The brake drums themselves were tapered across the friction face, the taper ranging from 0.015 to 0.018, the smaller diameter being the open side of the drum. The friction surfaces showed signs of heavy pitting and extensive thermal cracking, as well as scoring, caused by the lining rivets coming into contact with the face of the drum.

No adjustments were made to the brakes during the 560 miles of operation other than the adjustment recommended in the user handbook. [The handbook available was for the Centurion I & II, but there seems no indication of a difference in the brake system for III]. These adjustments were found to be necessary almost daily, which is believed to be excessive.

It was concluded that an incorrect adjustment of the brake shoes at the initial assembly of the brakes was the cause of the rapid wear and ultimate failure of the brakes.  The excessive wear on one lining of each assembly points to an incorrect adjustment of the linings, in relation to each other, causing heavier loading on the worn lining. The internal adjustment of each show which gives individual adjustment of shoe and lining may have been incorrect. It also appears that the shoes and linings were not centrally located in relation to the drum.

Caption reads "Damaged parts of clutch assembly" If that's damaged, what's destroyed?

With the explosion of the tank’s power train, it was impossible to continue testing, so the report was filed as incomplete. Some observations and conclusions were still noted, however.

In general the performance tests showed that the Centurion III was superior to both United States tanks. The margin of superiority of the Centurion III over M26 was slight. It is considered that this superiority was attributable to its higher horsepower per ton ratio of 11.6 as compared to 10.6 for the M26 tank, which also is too low for satisfactory performance.

The use of the Merritt-Brown gearbox in the Centurion III caused excessive driver fatigue and required a longer period of driver training than is normal with United States tanks.

A comparison of the Centurion III and United States development tanks indicates that from an automotive standpoint the British tank has the following undesirable features.

1) Uses a liquid-cooled engine.

2) Does not employ a torque-converter-type transmission.

3) The Merritt-Brown gearbox and driver’s controls cause excessive driver fatigue.

4) Track life is believed to be insufficient.

5) Horsepower per ton ratio is too low to permit satisfactory performance.


As a result, the Armored Board concluded that:

Automotive testing to date has disclosed no significant superiority of automotive components of the Centurion III tank over their United States counterparts.

Additional information to be gained does not warrant continuing the automotive test and this project should be terminated.

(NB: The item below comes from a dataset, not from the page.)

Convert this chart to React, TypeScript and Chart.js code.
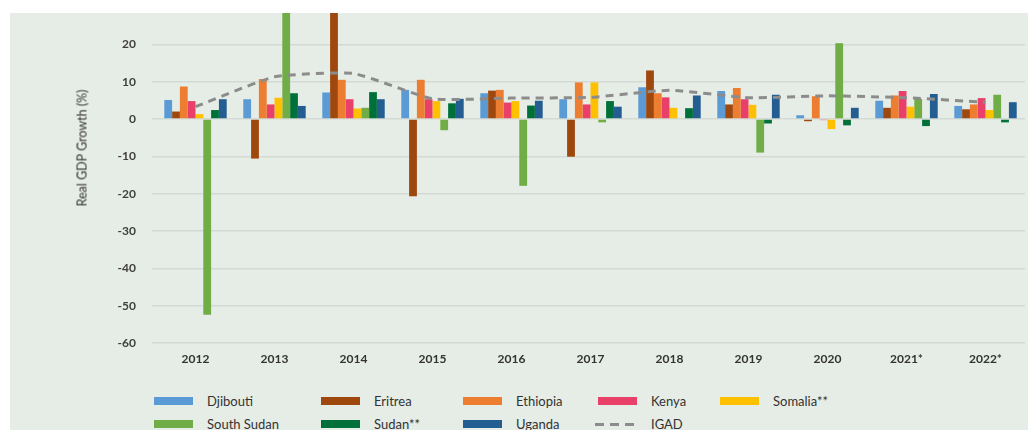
import React, { useEffect, useRef } from "react";
import { Chart, registerables } from "chart.js";

Chart.register(...registerables);

const years = ["2012", "2013", "2014", "2015", "2016", "2017", "2018", "2019", "2020", "2021*", "2022*"];

const djibouti = [5.1, 5.3, 7.1, 7.8, 6.9, 5.3, 8.5, 7.5, 1.0, 4.9, 3.5];
const eritrea = [2.0, -10.6, 30.9, -20.7, 7.6, -10.1, 13.0, 3.9, -0.6, 3.0, 2.6];
const ethiopia = [8.7, 10.7, 10.5, 10.5, 7.8, 9.8, 6.9, 8.3, 6.1, 6.3, 3.9];
const kenya = [4.8, 3.9, 5.3, 5.3, 4.4, 3.9, 5.8, 5.3, -0.3, 7.5, 5.6];
const somalia = [1.3, 5.7, 2.8, 4.8, 4.8, 9.8, 3.0, 3.8, -2.7, 3.3, 2.4];
const southSudan = [-52.4, 30.0, 3.0, -3.0, -17.9, -0.9, 0, -9.0, 20.3, 5.4, 6.5];
const sudan = [2.4, 6.9, 7.2, 4.2, 3.6, 4.8, 2.9, -1.2, -1.7, -1.9, -0.9];
const uganda = [5.3, 3.5, 5.3, 5.4, 4.9, 3.3, 6.3, 6.5, 3.0, 6.7, 4.5];
const igad = [3.3, 11.3, 12.2, 5.4, 5.6, 5.8, 7.7, 5.7, 6.2, 5.7, 4.5];

const yMin = -60;
const yMax = 30;
const yStep = 10;

const yTitle = "Real GDP Growth (%)";

const barSeries = [
  { name: "Djibouti", values: djibouti, color: "#5B9BD5" },
  { name: "Eritrea", values: eritrea, color: "#9E480E" },
  { name: "Ethiopia", values: ethiopia, color: "#ED7D31" },
  { name: "Kenya", values: kenya, color: "#E9406A" },
  { name: "Somalia**", values: somalia, color: "#FFC000" },
  { name: "South Sudan", values: southSudan, color: "#70AD47" },
  { name: "Sudan**", values: sudan, color: "#00703A" },
  { name: "Uganda", values: uganda, color: "#235D92" },
];
const lineSeries = { name: "IGAD", values: igad, color: "#8C8C8C" };

const BG = "#E6EDE6";
const GRID = "#D3DAD3";
const TEXT = "#333333";
const FONT = "Lato, 'Open Sans', sans-serif";

const legendCols = [154, 321, 463, 598, 720];
const legendRows = [401, 424];

export default function App() {
  const ref = useRef<HTMLCanvasElement | null>(null);

  useEffect(() => {
    if (!ref.current) return;
    const chart = new Chart(ref.current, {
      type: "bar",
      data: {
        labels: years,
        datasets: [
          {
            type: "line",
            label: lineSeries.name,
            data: lineSeries.values,
            borderColor: lineSeries.color,
            borderWidth: 3,
            borderDash: [8, 6],
            pointRadius: 0,
            tension: 0.15,
            fill: false,
            order: 0,
          } as any,
          ...barSeries.map((s) => ({
            type: "bar",
            label: s.name,
            data: s.values,
            backgroundColor: s.color,
            borderWidth: 0,
            categoryPercentage: 0.79,
            barPercentage: 1.0,
            order: 1,
          })),
        ],
      },
      options: {
        animation: false,
        responsive: false,
        devicePixelRatio: 1,
        layout: { padding: { top: 24, left: 0, right: 3, bottom: 0 } },
        plugins: {
          legend: { display: false },
          tooltip: { enabled: false },
          title: { display: false },
        },
        scales: {
          x: {
            grid: { display: false, drawTicks: false },
            border: { display: false },
            ticks: {
              color: TEXT,
              padding: 9,
              font: { family: FONT, size: 12, weight: "bold" },
              maxRotation: 0,
            },
            afterFit: (scale: any) => {
              scale.height = 40;
            },
          },
          y: {
            min: yMin,
            max: yMax,
            ticks: {
              stepSize: yStep,
              color: "#404040",
              padding: 16,
              font: { family: FONT, size: 12, weight: "bold" },
            },
            grid: { color: GRID, lineWidth: 1.5, drawTicks: true, tickLength: 4 },
            border: { display: false },
            afterFit: (scale: any) => {
              scale.width = 156;
            },
          },
        },
      },
    } as any);
    return () => chart.destroy();
  }, []);

  const legendItems = [
    ...barSeries.map((s) => ({ name: s.name, color: s.color, dashed: false })),
    { name: lineSeries.name, color: lineSeries.color, dashed: true },
  ];

  return (
    <div
      style={{
        position: "absolute",
        left: 0,
        top: 0,
        width: 1028,
        height: 430,
        background: "#ffffff",
        overflow: "hidden",
        fontFamily: FONT,
      }}
    >
      <div
        style={{
          position: "absolute",
          left: 10,
          top: 13,
          width: 1018,
          height: 417,
          background: BG,
          overflow: "hidden",
        }}
      >
        <canvas
          ref={ref}
          width={1028}
          height={400}
          style={{ position: "absolute", left: -10, top: -30, width: 1028, height: 400 }}
        />
      </div>
      <div
        style={{
          position: "absolute",
          left: 82,
          top: 148,
          transform: "translate(-50%, -50%) rotate(-90deg)",
          whiteSpace: "nowrap",
          fontSize: 12.5,
          color: TEXT,
        }}
      >
        {yTitle}
      </div>
      {legendItems.map((item, i) => {
        const col = i % 5;
        const row = Math.floor(i / 5);
        const x = legendCols[col];
        const y = legendRows[row];
        return (
          <React.Fragment key={item.name}>
            {item.dashed ? (
              <div style={{ position: "absolute", left: x - 3, top: y - 1.5, width: 42, height: 3 }}>
                {[0, 1, 2].map((k) => (
                  <div
                    key={k}
                    style={{
                      position: "absolute",
                      left: k * 15,
                      top: 0,
                      width: 9,
                      height: 3,
                      background: item.color,
                    }}
                  />
                ))}
              </div>
            ) : (
              <div
                style={{
                  position: "absolute",
                  left: x,
                  top: y - 4,
                  width: 39,
                  height: 8,
                  background: item.color,
                }}
              />
            )}
            <div
              style={{
                position: "absolute",
                left: x + 53,
                top: y - 9,
                fontSize: 13,
                lineHeight: "18px",
                color: TEXT,
                whiteSpace: "nowrap",
              }}
            >
              {item.name}
            </div>
          </React.Fragment>
        );
      })}
    </div>
  );
}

Recommendations were: The automotive components be considered unsuitable for incorporation in US Army tanks, and that the project be terminated.


And thus ends part 2 of the three part test.

So far, then, the Americans have been impressed with the fighting compartment, and less so with the hull. “But Chieftain”, I hear someone cry from the back row, third from the left, gallery deck, “Centurion III beat the M26 by the American’s own admission of test scores! Surely this indicates some national bias in the Automotive test section that they refused to say that Centurion III should be considered worthwhile.”  Until it blew up, yes, this is true, but remember what the purpose is of these tests. These are not selection trials, to pick the better tank for purchase or construction. They are to examine technical features to determine if the British had come up with a better solution for a problem than the Americans had come up with, for inclusion into the next generation of tanks. The Centurion III did better in the comparison primarily by way of having higher horsepower, a problem already being solved in the M46 by inclusion of the 810hp engine, substantially more powerful than the Meteor’s 640. With no other component proving particularly noticeable as an improvement, there didn’t seem to be any reason not to continue on the path they were taking with the M46 and onwards.